The university's response says more about the university.
"It’s a much wider and more systemic problem of respect on campus, and in many ways it just reflects the same attitude and comments many tenured faculty and senior administrators encourage," says [Hans] Rollmann, a PhD student in women’s studies who is in his second year of being a tutorial assistant in social science.Perhaps that's Canada, and perhaps York exists primarily as a graduate and research department. If so, that's a tremendous waste, as there ought to be some spark in each undergraduate, whether or not that spark is an interest in the professor's or graduate assistant's field of study. Division of labor is a source of prosperity, and the point of group requirements, or of a core curriculum, is to allow each student an opportunity to discover a comparative advantage, whether that's in culture studies or herpetology or complex analysis. (Bracketology and ferroequinology are probably better left to recreation time.)

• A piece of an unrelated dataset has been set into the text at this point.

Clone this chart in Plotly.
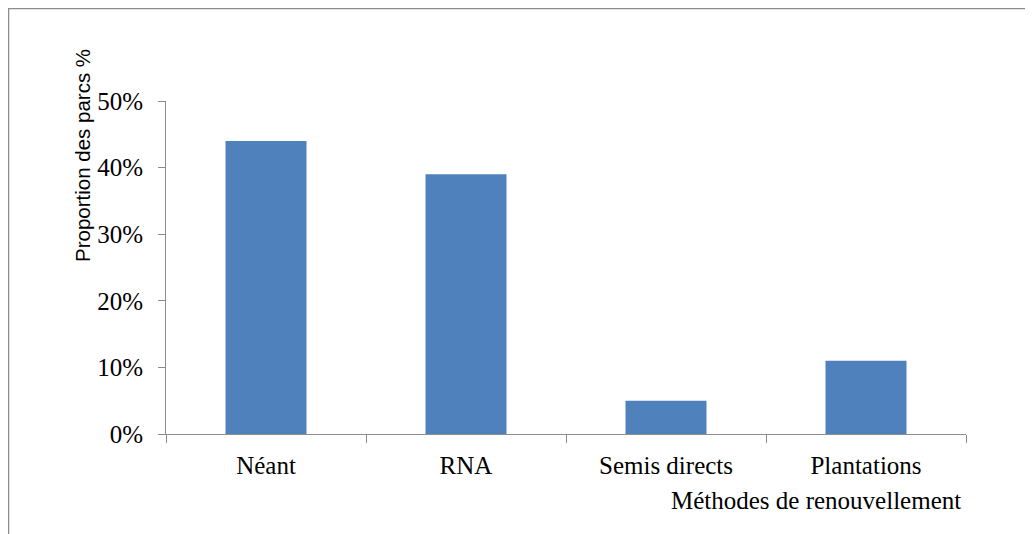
import plotly.graph_objects as go

categories = ["Néant", "RNA", "Semis directs", "Plantations"]
values = [44, 39, 5, 11]
y_ticks = [0, 10, 20, 30, 40, 50]
y_tick_labels = ["0%", "10%", "20%", "30%", "40%", "50%"]

# page has an 8px body margin, so figure coords = reference coords - 8
OFF = 8
L, R, T, B = 166 - OFF, 966 - OFF, 101 - OFF, 434 - OFF
W, H = 1033, 534

def px_x(p):
    return (p - OFF - L) / (R - L)

def px_y(p):
    return (B - (p - OFF)) / (B - T)

fig = go.Figure(go.Bar(x=categories, y=values, marker=dict(color="#4F81BD", line=dict(width=0)),
                       width=0.405))

axis_col = "#8C8C8C"
serif = "Liberation Serif, Times New Roman, serif"

fig.update_layout(
    width=W, height=H,
    margin=dict(l=L, r=W - R, t=T, b=H - B),
    paper_bgcolor="white", plot_bgcolor="white",
    showlegend=False,
    xaxis=dict(showline=True, linecolor=axis_col, linewidth=1, ticks="outside", ticklen=8,
               tickcolor=axis_col, tickson="boundaries", showgrid=False,
               tickfont=dict(family=serif, size=25, color="black"), ticklabelstandoff=9),
    yaxis=dict(range=[0, 50], tickvals=y_ticks, ticktext=y_tick_labels, showline=True,
               linecolor=axis_col, linewidth=1, ticks="outside", ticklen=7, tickcolor=axis_col,
               showgrid=False, zeroline=False,
               tickfont=dict(family=serif, size=25, color="black"), ticklabelstandoff=10),
    shapes=[dict(type="rect", xref="paper", yref="paper",
                 x0=px_x(8.5), x1=px_x(1080), y0=px_y(600), y1=px_y(8.5),
                 line=dict(color="#8C8C8C", width=1.5), layer="below")],
    annotations=[
        dict(text="Proportion des parcs %", xref="paper", yref="paper", x=px_x(82), y=px_y(156),
             textangle=-90, showarrow=False, xanchor="center", yanchor="middle",
             font=dict(family="Liberation Sans, Arial, sans-serif", size=20.5, color="black")),
        dict(text="Méthodes de renouvellement", xref="paper", yref="paper", x=px_x(963), y=px_y(500),
             showarrow=False, xanchor="right", yanchor="middle",
             font=dict(family=serif, size=25, color="black")),
    ],
)

fig.write_html("out.html")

"That’s the exact thing we hear from tenured faculty, from department heads, from deans, from senior administrators, it’s this … continuous disparaging attitude toward undergraduates on campus," says Rollmann.
On the other hand, perhaps we're seeing frustration with the fruit of access for its own sake; with doing the work the high schools, nay, the middle schools, should be doing; with the disengaged and uninterested students dragging everybody else down. The original poster might have, in a clumsy way, been venting about the very spelling errors that provoked the post.